Over on the Engineering Quad of Cornell’s campus, work continues on the gut renovation of Upson Hall. Gone are the original Terra-cotta panels that banded the facade, and the bluestone that faced the building will be removed as the project progresses. Plastic sheeting covers the exterior, working as a vapor and weather barrier. Exterior metal studs, which form the walls, have started to show up on the third floor, with spaces indicating future window openings. These studs will be sheathed (probably with glass-mat gypsum sheet-rock) and later the facade will be put up after the windows have been installed and the building is fully closed in.

Inside the plastic sheets, new telecom rooms are being framed out on the first and second floors, and new drywall is being hung up. Wall framing for new classrooms and offices is underway on the third floor, as well as duct and pipe hanger installation (utilities rough-in). Floors four and five are still undergoing interior demolition – walls are being sandblasted to remove paint, worn-out mechanical, electrical and plumbing systems are being removed, and the old interior walls are being deconstructed so that the space can be re-purposed. New vertical shafts are being cur through the floors, and these will house state-of-the-art electrical and telecom infrastructure.

Sometime in the next couple of weeks (target date October 21st), the steel angle installation will begin for the northeast and northwest corners, which will be expanded outward as part of the renovation (the net gain in space will be about 4,000 SF). Steel clips will be attached to the existing structural steel, and then the new steel beams will follow. The entire project is expected to be completed by September 2017, with landscaping work in the second phase.

Upson Hall houses the Mechanical and Aerospace Engineering department, and previously housed labs and offices for computer science until the completion of Gates Hall last year.
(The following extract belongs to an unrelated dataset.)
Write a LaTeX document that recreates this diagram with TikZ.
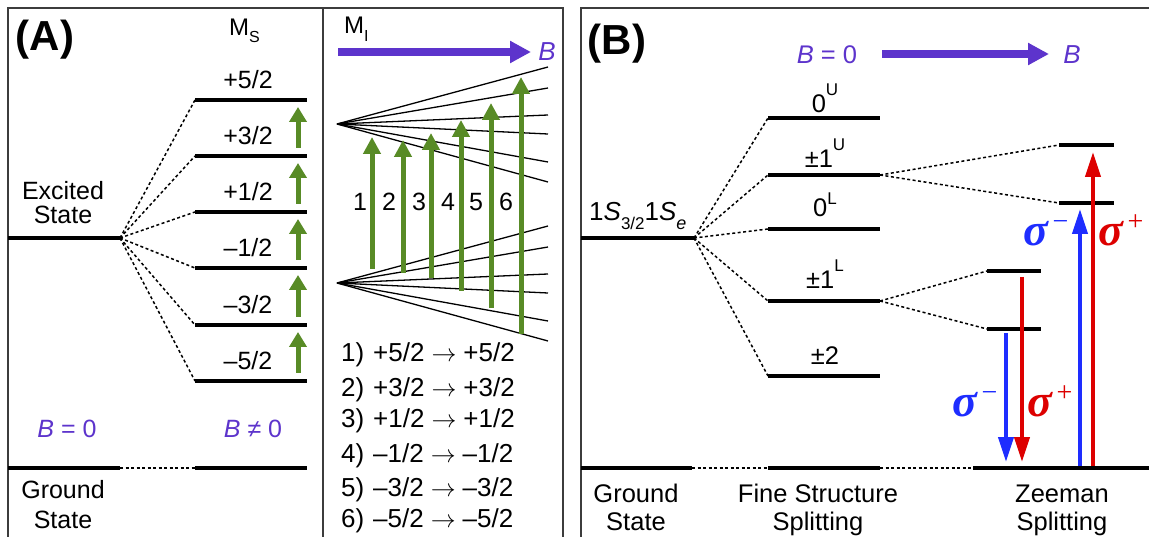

Built in 1956, the 160,000 SF building is being renovated and modernized at a cost of $63 million.The building will be seeking LEED Gold certification.

The New York office of Perkins + Will, who designed the original building during the height of modern architecture 60 years ago, are also working on the new design, in conjunction with New York-based LTL Architects and engineering firm Thornton-Tomasetti. The Pike Company out of Rochester has been hired on as the general contractor for the multi-million dollar project.

An interview with Robert Goodwin, the design director for Perkins + Will’s role in the project, can be found on the Voice here.

On a personal note, I walked through a spider web while getting photos, and once I got back to my car, found a fingernail-sized sandy-brown spider on my cheek. I quickly grabbed it and flung it onto my umbrella, and shook it out a moment later. Spiders don’t freak me out much, but if that had been a bee on my face, you’d be reading on the Voice that I either died of a heart attack, or drove into a wall.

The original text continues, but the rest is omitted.